The head of the UNHCR says the people fleeing drought and famine in East Africa are amongst the poorest and most vulnerable in the world.
UNHCR chief Antonio Guterres said the crisis now constitutes the '"worst humanitarian disaster in the world", Reuters reported.
The United States on Monday pledged US$5 million to assist thousands of Somalis affected by the harsh drought.
"We are working in a robust fashion ... to provide assistance once people become refugees and also studying very carefully what might be done in order to provide assistance to people inside Somalia," Reuben Brigety, the State Department's secretary for refugees told reporters in Addis Ababa. 

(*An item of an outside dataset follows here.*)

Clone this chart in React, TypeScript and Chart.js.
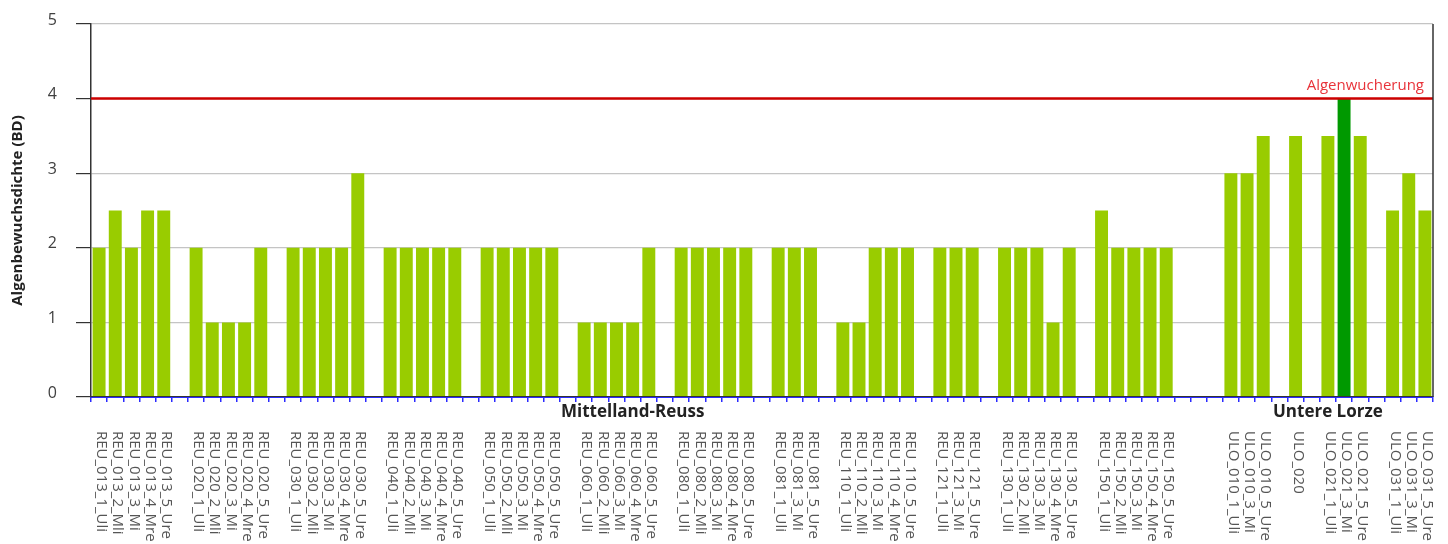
import React, { useEffect, useRef } from 'react';
import { Chart, registerables } from 'chart.js';
Chart.register(...registerables);

const categories: string[] = [
  'REU_013_1_Uli', 'REU_013_2_Mli', 'REU_013_3_Mi', 'REU_013_4_Mre', 'REU_013_5_Ure', '',
  'REU_020_1_Uli', 'REU_020_2_Mli', 'REU_020_3_Mi', 'REU_020_4_Mre', 'REU_020_5_Ure', '',
  'REU_030_1_Uli', 'REU_030_2_Mli', 'REU_030_3_Mi', 'REU_030_4_Mre', 'REU_030_5_Ure', '',
  'REU_040_1_Uli', 'REU_040_2_Mli', 'REU_040_3_Mi', 'REU_040_4_Mre', 'REU_040_5_Ure', '',
  'REU_050_1_Uli', 'REU_050_2_Mli', 'REU_050_3_Mi', 'REU_050_4_Mre', 'REU_050_5_Ure', '',
  'REU_060_1_Uli', 'REU_060_2_Mli', 'REU_060_3_Mi', 'REU_060_4_Mre', 'REU_060_5_Ure', '',
  'REU_080_1_Uli', 'REU_080_2_Mli', 'REU_080_3_Mi', 'REU_080_4_Mre', 'REU_080_5_Ure', '',
  'REU_081_1_Uli', 'REU_081_3_Mi', 'REU_081_5_Ure', '',
  'REU_110_1_Uli', 'REU_110_2_Mli', 'REU_110_3_Mi', 'REU_110_4_Mre', 'REU_110_5_Ure', '',
  'REU_121_1_Uli', 'REU_121_3_Mi', 'REU_121_5_Ure', '',
  'REU_130_1_Uli', 'REU_130_2_Mli', 'REU_130_3_Mi', 'REU_130_4_Mre', 'REU_130_5_Ure', '',
  'REU_150_1_Uli', 'REU_150_2_Mli', 'REU_150_3_Mi', 'REU_150_4_Mre', 'REU_150_5_Ure', '', '', '',
  'ULO_010_1_Uli', 'ULO_010_3_Mi', 'ULO_010_5_Ure', '',
  'ULO_020', '',
  'ULO_021_1_Uli', 'ULO_021_3_Mi', 'ULO_021_5_Ure', '',
  'ULO_031_1_Uli', 'ULO_031_3_Mi', 'ULO_031_5_Ure',
];

const values: (number | null)[] = [
  2, 2.5, 2, 2.5, 2.5, null,
  2, 1, 1, 1, 2, null,
  2, 2, 2, 2, 3, null,
  2, 2, 2, 2, 2, null,
  2, 2, 2, 2, 2, null,
  1, 1, 1, 1, 2, null,
  2, 2, 2, 2, 2, null,
  2, 2, 2, null,
  1, 1, 2, 2, 2, null,
  2, 2, 2, null,
  2, 2, 2, 1, 2, null,
  2.5, 2, 2, 2, 2, null, null, null,
  3, 3, 3.5, null,
  3.5, null,
  3.5, 4, 3.5, null,
  2.5, 3, 2.5,
];

const highlighted: string[] = ['ULO_021_3_Mi'];
const groupNames: string[] = ['Mittelland-Reuss', 'Untere Lorze'];
const groupFirst: string[] = ['REU_013_1_Uli', 'ULO_010_1_Uli'];
const groupLast: string[] = ['REU_150_5_Ure', 'ULO_031_5_Ure'];
const thresholdValue = 4;
const thresholdLabel = 'Algenwucherung';
const yTitle = 'Algenbewuchsdichte (BD)';
const yMin = 0;
const yMax = 5;
const yStep = 1;

const FONT = '"Open Sans", "Noto Sans", sans-serif';

const overlayPlugin = {
  id: 'overlay',
  afterDatasetsDraw(chart: any) {
    const { ctx, chartArea, scales } = chart;
    const y = scales.y;
    ctx.save();
    // zero line (dark)
    const zy = y.getPixelForValue(0);
    ctx.strokeStyle = '#333333';
    ctx.lineWidth = 1.2;
    ctx.beginPath();
    ctx.moveTo(chartArea.left - 15, zy - 0.5);
    ctx.lineTo(chartArea.right, zy - 0.5);
    ctx.stroke();
    // threshold line
    const ty = y.getPixelForValue(thresholdValue);
    ctx.strokeStyle = '#cc0000';
    ctx.lineWidth = 2.5;
    ctx.beginPath();
    ctx.moveTo(chartArea.left, ty);
    ctx.lineTo(chartArea.right, ty);
    ctx.stroke();
    ctx.fillStyle = '#e8333a';
    ctx.font = '15px ' + FONT;
    ctx.textAlign = 'right';
    ctx.textBaseline = 'alphabetic';
    ctx.fillText(thresholdLabel, chartArea.right - 9, ty - 9);
    // right border
    ctx.strokeStyle = '#333333';
    ctx.lineWidth = 1.5;
    ctx.beginPath();
    ctx.moveTo(chartArea.right, chartArea.top);
    ctx.lineTo(chartArea.right, chartArea.bottom);
    ctx.stroke();
    ctx.restore();
  },
  afterDraw(chart: any) {
    const { ctx, scales } = chart;
    const x = scales.x;
    ctx.save();
    // rotated category labels
    ctx.fillStyle = '#555555';
    ctx.font = '15px ' + FONT;
    ctx.textAlign = 'left';
    ctx.textBaseline = 'middle';
    categories.forEach((label, i) => {
      if (!label) return;
      const px = x.getPixelForValue(i);
      ctx.save();
      ctx.translate(px + 2.5, 431);
      ctx.rotate(Math.PI / 2);
      ctx.fillText(label, 0, 0);
      ctx.restore();
    });
    // group labels
    ctx.fillStyle = '#222222';
    ctx.font = 'bold 17px ' + FONT;
    ctx.textAlign = 'center';
    ctx.textBaseline = 'middle';
    groupNames.forEach((name, g) => {
      const a = x.getPixelForValue(categories.indexOf(groupFirst[g]));
      const b = x.getPixelForValue(categories.indexOf(groupLast[g]));
      ctx.fillText(name, (a + b) / 2, 412);
    });
    ctx.restore();
  },
};

export default function App() {
  const ref = useRef<HTMLCanvasElement | null>(null);
  useEffect(() => {
    if (!ref.current) return;
    const chart = new Chart(ref.current, {
      type: 'bar',
      data: {
        labels: categories,
        datasets: [
          {
            data: values as any,
            backgroundColor: categories.map((c) => (highlighted.includes(c) ? '#009900' : '#99cc00')),
            barPercentage: 0.8,
            categoryPercentage: 1,
            borderWidth: 0,
          },
        ],
      },
      options: {
        animation: false,
        responsive: true,
        maintainAspectRatio: false,
        layout: { padding: { top: 24, right: 15, left: 0, bottom: 0 } },
        plugins: { legend: { display: false }, tooltip: { enabled: false } },
        scales: {
          x: {
            offset: true,
            grid: {
              offset: true,
              drawOnChartArea: false,
              drawTicks: true,
              tickLength: 5,
              lineWidth: 1.5,
              color: '#2b2bff',
              tickColor: '#2b2bff',
            },
            border: { display: true, color: '#2b2bff', width: 2 },
            ticks: { display: false },
            afterFit: (s: any) => {
              s.height = 147;
              s.paddingLeft = 0;
              s.paddingRight = 0;
            },
          },
          y: {
            min: yMin,
            max: yMax,
            ticks: {
              stepSize: yStep,
              color: '#404040',
              font: { family: FONT, size: 16 },
              padding: 19,
              labelOffset: -4,
            },
            grid: {
              color: '#c4c4c4',
              tickColor: '#333333',
              tickLength: 15,
              lineWidth: 1.2,
            },
            border: { display: true, color: '#333333', width: 1.5 },
            title: {
              display: true,
              text: yTitle,
              color: '#222222',
              font: { family: FONT, size: 15, weight: 'bold' },
              padding: { top: 9, bottom: 0 },
            },
            afterFit: (s: any) => {
              s.width = 91;
              s.paddingTop = 0;
              s.paddingBottom = 0;
            },
          },
        },
      },
      plugins: [overlayPlugin],
    });
    return () => chart.destroy();
  }, []);
  return (
    <div style={{ position: 'fixed', left: 0, top: 0, width: 1448, height: 544, background: '#fff' }}>
      <canvas ref={ref} />
    </div>
  );
}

UN refugee agency chief Antonio Guterres last week appealed for more international help for Somalis devastated by war and drought, terming their plight a humanitarian crisis.
Thousands of Somalis have fled their country in recent months to neighbouring Kenya and Ethiopia to seek help.
USAID's deputy administrator Donald Steinberg ruled out working with Somalia's Shebab rebels who last week appealed for help and said they would allow aid through to regions from where they banned foreign relief groups in 2009.
"We cannot provide anything that is interpreted as material support for a group that we consider to be a terrorist organization," Steinberg said.
Steinberg and Brigety spoke to reporters after visiting Ethiopia's Dolo Ado region, where more than 100,000 Somalis are settled.